Lucy lightly nodded, her bottom lip pulled between her teeth. “He knew me so well, and he knew that I wouldn’t give up if I found out who murdered him, let alone have a perfect way to find him.”
“Is that why you didn’t go into the FBI?”
“I would’ve been too tempted,” she replied softly as she looked over to Vance. “I let Jones know everything I did, and I didn’t stick another finger into the investigation. If they know who the hit man was, I’m not aware of it. I stayed away from the FBI because I couldn’t deal with having so many people know about me, about my father, and much less knowing that I would have endless sources to lose myself in some ridiculous revenge plot.” Lucy ran a hand along her jaw, sighing. “So I planned on being a lame lawyer with a Stanford degree. But the books kicked up, and by not burying myself in legal work, I have more time to help by writing.”
Vance hesitated briefly, “And you were close with Jones and Tyler?”
“Remarkably.” Lucy motioned over her shoulder with her chin, “Come on, I want to show you something.” She headed into the house, Alex greeting them warmly from exactly where he’d been when they had left. Going over to the bureau below the wall mounted TV, she opened the top drawer and removed a box with a Middle Eastern pattern that was incredibly familiar to Vance.
Following in behind her, Vance lingered by the settee as Lucy turned around to face him. His expression changed through confusion to mild wonder, “I was with him when he bought that in Bangladesh.”
“He sent it to me as a grad gift when I finished up at Stanford.” Lucy opened up the delicate box, photographs and mementoes inside. “We met as kids through our parents. Our dads went through the Academy together ages ago and they stayed friends.” She held out a picture to Vance, one she would never get rid of no matter what. “This was just before his first year at Penn and my last one in high school. His family stayed with us for a month in Phoenix before school started.”
Vance took the photo from her willingly, seeming to be discovering a new side of his best friend.
In the Phoenix heat with no signs of aging on their faces, it was the girl in front of him and a memory of his deceased partner with the brightest looks in their eyes. Tyler’s hair was a beautiful mess in the wind and laughter was no doubt evident under the glossy film.
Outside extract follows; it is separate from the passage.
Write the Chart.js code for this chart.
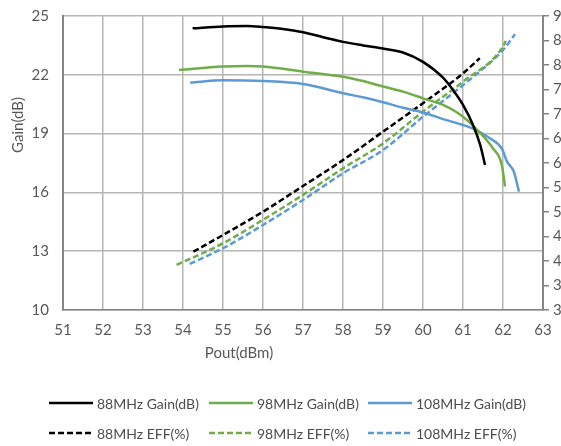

The FBI agent’s lips parted, “I knew there was a girl, but he wouldn’t say much more than ‘Phoenix.’”
Lucy sat down on the armrest of the couch, the box still in her lap. “It was complicated between us. It went from a summer fling to spells of one of us avoiding the other on and off for years. Phoenix before college was really the only good time there was.”
“I can’t believe it,” expressed Vance with a light shake of his head. He offered the photo back out to Lucy, his mind shattered. “This is all so insane. You and Tyler, your dad being FBI, much less the clarity thing.”
“Clairvoyance,” Lucy said as she shut Tyler’s box and set it next to her. “And if you’re going to call me crazy, you can get the hell out of my house-”
Deveraux smiled lightly, “I don’t think you’re crazy, Lucy.”
Her eyes narrowed slightly, evaluating the strange expression on Vance’s face. “What are you thinking?”
“I’m thinking we should get you on payroll.”